The race is tight, and Erdogan should never been written off, but this is Turks’ best chance to get rid of him since 2015. Domestically, the opposition wants to change the constitution, and return Turkey to being a parliamentary republic. Ironically, they’re much more likely to manage that if they win the presidency – because the president can stall constitutional amendments if they don’t have the support of a two thirds majority. Erdogan himself has been making contingency plans for a parliamentary defeat. Prominent ministers have been selected for parliamentary seats, so that they can play their part in opposition if needed.

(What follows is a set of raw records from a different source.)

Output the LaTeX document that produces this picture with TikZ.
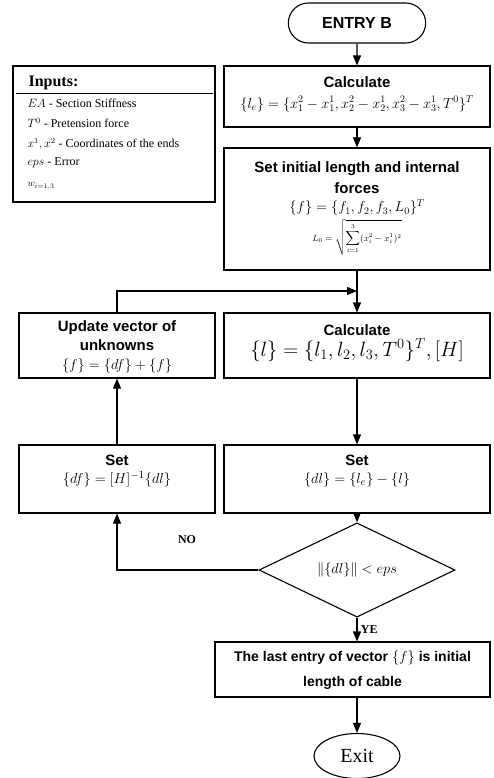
\documentclass[tikz,border=0pt]{standalone}
\usepackage{fontspec}
\setmainfont{Liberation Serif}
\newfontfamily\headfont{Liberation Sans}
\usetikzlibrary{arrows.meta,shapes.geometric,shapes.misc}
\newcommand{\hd}[1]{{\headfont\bfseries #1}}

\begin{document}
\begin{tikzpicture}[x=1pt,y=1pt,>={Triangle[length=10pt,width=8pt]},line width=1.1pt,
  box/.style={draw,minimum width=266,minimum height=61},
  lbox/.style={box,minimum width=196},
  txt/.style={align=center,inner sep=0pt,font=\fontsize{15}{21}\selectfont},
  item/.style={anchor=west,inner sep=0pt,font=\fontsize{12}{14}\selectfont}]
\useasboundingbox (0,0) rectangle (493,-778);
% boxes
\node[draw,rounded rectangle,minimum width=144,minimum height=40,font=\headfont\bfseries\fontsize{16}{18}\selectfont] (entry) at (357,-23) {ENTRY B};
\node[box] (calc1) at (357,-96.5) {};
\node[box,minimum height=122] (init) at (357,-209) {};
\node[box,minimum height=65] (calc2) at (357,-345.5) {};
\node[lbox,minimum height=65] (upd) at (117,-345.5) {};
\node[lbox,minimum height=68] (setL) at (117,-479) {};
\node[box,minimum height=68] (setR) at (357,-479) {};
\node[draw,diamond,minimum width=196,minimum height=70,inner sep=0pt,font=\fontsize{13.5}{15}\selectfont] (dec) at (357,-570) {$\bigl\|\{dl\}\bigr\|<eps$};
\node[box,minimum width=275,minimum height=55] (last) at (352.5,-669.5) {};
\node[draw,ellipse,minimum width=86,minimum height=45,font=\fontsize{20}{22}\selectfont] (exit) at (357,-756) {Exit};
% texts in boxes
\node[txt] (calc1t) at (357,-94) {\hd{Calculate}\\ {\fontsize{14}{16}\selectfont $\{l_e\}=\{x_1^2-x_1^1,x_2^2-x_2^1,x_3^2-x_3^1,T^0\}^T$}};
\node[txt] (initt) at (357,-209) {\hd{Set initial length and internal}\\ \hd{forces}\\[-3pt] {\fontsize{14}{16}\selectfont $\{f\}=\{f_1,f_2,f_3,L_0\}^T$}\\[3pt] {\fontsize{9}{11}\selectfont $\displaystyle L_0=\sqrt{\sum_{i=1}^{3}(x_i^2-x_i^1)^2}$}};
\node[txt] (calc2t) at (357,-343) {\hd{Calculate}\\ {\fontsize{21}{23}\selectfont $\{l\}=\{l_1,l_2,l_3,T^0\}^T,\big[H\big]$}};
\node[txt,font=\fontsize{15}{19}\selectfont] (updt) at (117,-347) {\hd{Update vector of}\\ \hd{unknowns}\\ {\fontsize{15}{17}\selectfont $\{f\}=\{df\}+\{f\}$}};
\node[txt,font=\fontsize{15}{18}\selectfont] (setLt) at (117,-471) {\hd{Set}\\ $\{df\}=[H]^{-1}\{dl\}$};
\node[txt,font=\fontsize{15}{18}\selectfont] (setRt) at (357,-471) {\hd{Set}\\ $\{dl\}=\{l_e\}-\{l\}$};
\node[txt,font=\headfont\bfseries\fontsize{14}{25}\selectfont] (lastt) at (352.5,-670) {The last entry of vector $\{f\}$ is initial\\ length of cable};
% inputs
\node[draw,minimum width=202,minimum height=136] (inputs) at (114,-134) {};
\node[anchor=west,inner sep=0pt,font=\bfseries\fontsize{16}{18}\selectfont] (intitle) at (28,-83) {Inputs:};
\draw ([shift={(4,-28)}]inputs.north west) -- ([shift={(-3,-28)}]inputs.north east);
\node[item] (in1) at (27,-103) {$EA$ - Section Stiffness};
\node[item] (in2) at (27,-123) {$T^0$ - Pretension force};
\node[item] (in3) at (27,-144) {$x^1, x^2$ - Coordinates of the ends};
\node[item] (in4) at (27,-163) {$eps$ - Error};
\node[item,font=\fontsize{10}{12}\selectfont] (in5) at (27,-186) {$w_{i=1,3}$};
% arrows
\coordinate (fb) at (357,-291);
\draw[->] (entry) -- (calc1);
\draw[->] (calc1) -- (init);
\draw[->] (init) -- (calc2);
\draw[->] (upd.north) |- (fb);
\draw[->] (calc2) -- (setR);
\draw[->] (setL) -- (upd);
\draw[->] (setR) -- (dec);
\draw[->] (dec.west) -| (setL.south);
\node[font=\bfseries\fontsize{12}{14}\selectfont] (no) at (187,-540) {NO};
\draw[->] (dec.south) -- (dec.south |- last.north) node[midway,right,font=\bfseries\fontsize{12}{14}\selectfont] (ye) {YE};
\draw[->] (last.south -| exit) -- (exit);
\end{tikzpicture}
\end{document}
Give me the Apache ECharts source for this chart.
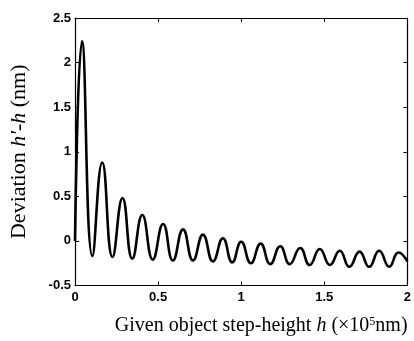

Abroad, the opposition’s aim is to de-dramatise Turkish foreign policy: to improve the relationship with the EU, try to upgrade its customs union, eliminate pointless friction with the United States over the Russian S-400 air defence system, and normalise relations with Assad.
Assad is perhaps the biggest difficulty, because Turkey still occupies Syrian territory, and the opposition wants to send refugees, who are unlikely to be friendly to Assad – who has butchered their families and levelled their cities – back. The relationship with Russia will shift a little in a Western direction, but Turkey doesn’t think it can afford to alienate Russia. Expect a better relationship with Israel, however, but continued tensions with Greece and Egypt over gas reserves.
Above all, the opposition promises a return to normalcy. The rule of law at home, plus reasonable relationships with both the EU and the financial markets to stimulate growth – and an end to domestic infighting and polarisation. This is entirely in line with the reassurance strategy by which opposition-aligned mayors Ekrem Imamoglu and Mansur Yavas won office, and continued with Kilicardoglu.
They appear to understand the need to persuade disillusioned AKP voters that they can take a risk with change when all they’ve known in their political lives has been Erdogan. Sunday’s vote will tell whether Kiricdaroglu, the gentle-looking old man, hardly known for his fiery charisma, is the man to convey this message.